■ **Aim of the task**:
Search the data for the word "this" and copy every line that contains it.
### Data to process
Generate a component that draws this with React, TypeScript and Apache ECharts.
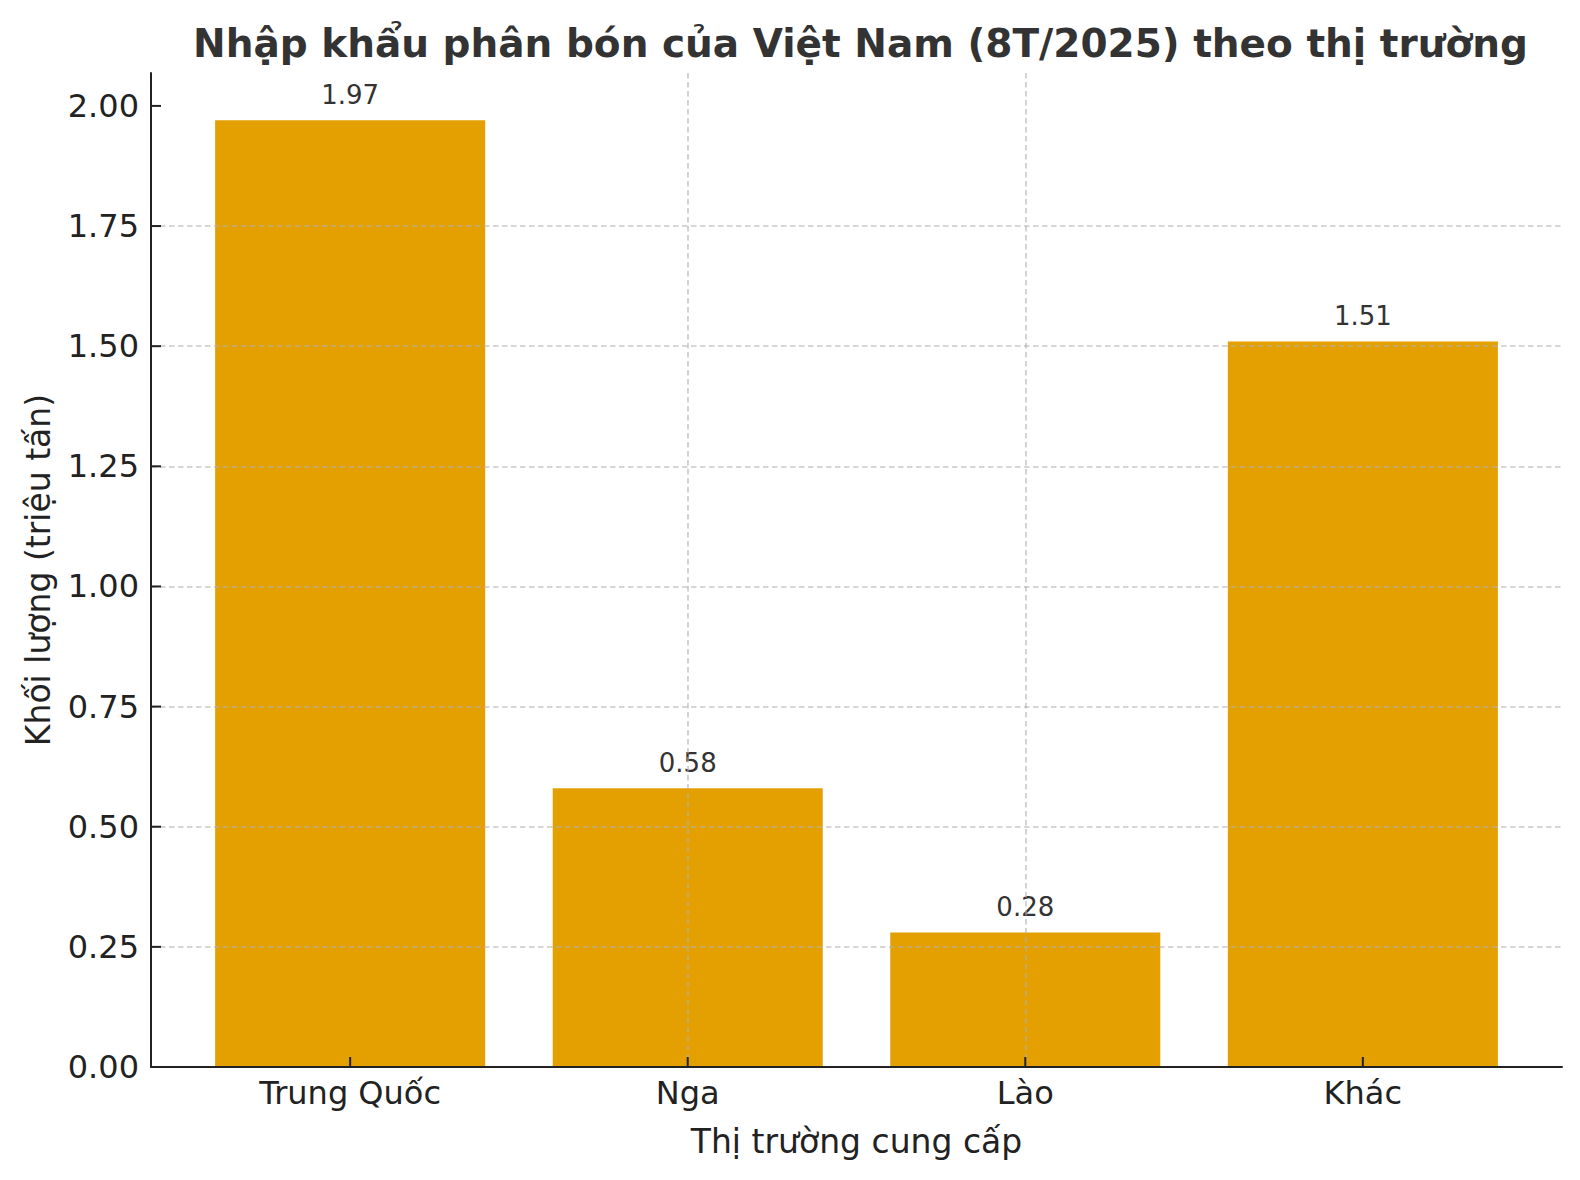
######
### Data to process
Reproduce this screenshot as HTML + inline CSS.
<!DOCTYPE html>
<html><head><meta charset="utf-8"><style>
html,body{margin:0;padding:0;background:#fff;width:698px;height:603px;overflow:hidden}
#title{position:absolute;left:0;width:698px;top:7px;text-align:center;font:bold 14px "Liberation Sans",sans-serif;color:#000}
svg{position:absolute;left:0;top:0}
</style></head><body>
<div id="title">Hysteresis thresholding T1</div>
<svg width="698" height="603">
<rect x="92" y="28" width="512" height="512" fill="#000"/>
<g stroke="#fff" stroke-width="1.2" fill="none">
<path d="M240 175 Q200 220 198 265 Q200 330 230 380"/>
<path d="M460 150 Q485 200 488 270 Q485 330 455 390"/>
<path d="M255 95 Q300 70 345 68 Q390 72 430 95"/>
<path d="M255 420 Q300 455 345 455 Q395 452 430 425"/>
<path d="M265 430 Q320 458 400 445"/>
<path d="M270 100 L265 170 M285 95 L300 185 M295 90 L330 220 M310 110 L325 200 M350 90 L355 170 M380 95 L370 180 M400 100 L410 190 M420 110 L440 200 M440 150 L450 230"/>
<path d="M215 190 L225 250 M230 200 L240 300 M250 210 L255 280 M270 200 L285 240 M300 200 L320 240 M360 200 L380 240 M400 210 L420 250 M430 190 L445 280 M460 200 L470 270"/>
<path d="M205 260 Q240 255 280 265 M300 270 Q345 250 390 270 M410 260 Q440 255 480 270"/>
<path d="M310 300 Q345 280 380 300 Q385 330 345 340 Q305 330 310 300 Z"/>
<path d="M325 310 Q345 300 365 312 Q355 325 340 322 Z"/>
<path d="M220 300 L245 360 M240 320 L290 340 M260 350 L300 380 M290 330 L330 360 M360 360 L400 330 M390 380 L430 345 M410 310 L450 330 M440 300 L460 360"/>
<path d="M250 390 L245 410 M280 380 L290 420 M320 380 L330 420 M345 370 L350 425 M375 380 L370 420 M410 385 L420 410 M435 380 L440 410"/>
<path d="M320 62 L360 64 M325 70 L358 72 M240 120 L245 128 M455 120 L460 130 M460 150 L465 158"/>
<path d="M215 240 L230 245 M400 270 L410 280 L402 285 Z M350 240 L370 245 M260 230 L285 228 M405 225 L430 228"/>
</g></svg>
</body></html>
######
■ **Result**:
Generate a component that draws this with React, TypeScript and Apache ECharts.
Reproduce this screenshot as HTML + inline CSS.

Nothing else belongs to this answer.